The conference my ITP colleague Shadia and I attended was on Cultural Heritage in Conflict. Thanks to the ITP and Uppsala University, I was able to realise a first step in a dream that I have had for the past couple of years, where people from different areas in the world work together towards diverse cultural landscapes, not only in theory but also in practice. My friends and colleagues Marko Barisic, Gustav Wollentz and I presented our work on cultural heritage: Youth, Dignity and Temporal Art in Post-war Mostar by merging our areas of expertise. We aspired to expand our horizons and become more dynamic as an active generation believing in a future that could be more inclusive, and portray cultural diversity through the idea of Dignity.
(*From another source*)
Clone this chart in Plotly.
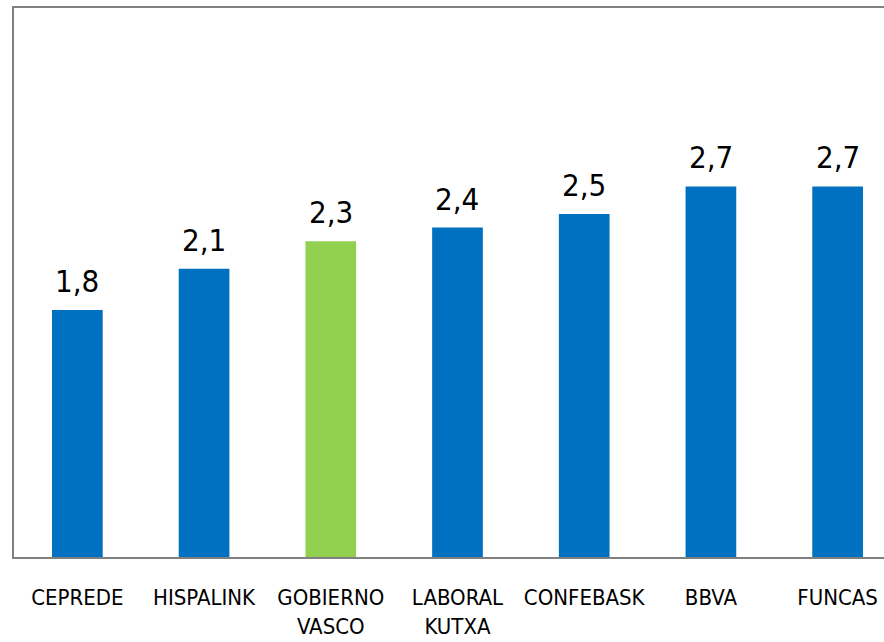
import plotly.graph_objects as go

categories = ["CEPREDE", "HISPALINK", "GOBIERNO<br>VASCO", "LABORAL<br>KUTXA", "CONFEBASK", "BBVA", "FUNCAS"]
values = [1.8, 2.1, 2.3, 2.4, 2.5, 2.7, 2.7]
highlight = "GOBIERNO<br>VASCO"

BLUE = "#0070C0"
GREEN = "#92D050"
FONT = "DejaVu Sans Condensed, Liberation Sans, sans-serif"

colors = [GREEN if c == highlight else BLUE for c in categories]
xs = list(range(len(categories)))

fig = go.Figure()
fig.add_trace(go.Bar(
    x=xs, y=values, marker=dict(color=colors, line=dict(width=0)),
    width=0.4, hoverinfo="skip",
))
for x, v in zip(xs, values):
    fig.add_annotation(x=x, y=v, text=f"{v:.1f}".replace(".", ","),
                       showarrow=False, yanchor="bottom", yshift=9,
                       font=dict(family=FONT, size=31, color="#000000"))

fig.update_layout(
    width=884, height=642,
    margin=dict(l=14, r=0, t=8, b=85),
    paper_bgcolor="white", plot_bgcolor="white",
    showlegend=False,
    font=dict(family=FONT, color="#000000"),
    bargap=0.6,
)
fig.update_xaxes(
    range=[-0.5, 6.366], tickmode="array", tickvals=xs, ticktext=categories,
    tickfont=dict(family=FONT, size=22, color="#000000"), tickangle=0,
    showline=True, linecolor="#808080", linewidth=2, mirror=True,
    showgrid=False, zeroline=False, ticks="", ticklabelstandoff=20,
    automargin=False, fixedrange=True,
)
fig.update_yaxes(
    range=[0, 4], showticklabels=False, showgrid=False, zeroline=False,
    showline=True, linecolor="#808080", linewidth=2, mirror=False, ticks="",
    automargin=False, fixedrange=True,
)
fig.write_html(
    "out.html",
    config={"displayModeBar": False},
    post_script="document.body.style.margin='0';document.body.style.overflow='hidden';",
)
Hence, a quote from our paper:
What we hope to have shown here, is the need to discuss heritage, not only through economical or political lenses, or through issues concerning identity or ethnicity, but also through something more universal and at the same time more basic: every human beings’ need and fight for his or her own dignity as a human being, and the role the heritage can play in such a struggle as an empowering factor.
The conference in itself was intriguing. We had the opportunity to communicate and interact within the global context of cultural heritage, share our ideas and opinions amongst great scholars and professors, where we could agree or disagree on issues such as the implications of terminology used for labelling a conflict, such as the occupation of Palestine.
By the end of our two-day conference, we discussed universal human rights mechanisms: do they safeguard the cultural heritage of occupied, displaced peoples or even those in ‘normal’ environments? If so, how and if not, why not? Does this concept work as efficiently or as broadly as it should? These are some of the questions that were debated; including work on awareness, education, and registration and renovation while destruction is still on-going.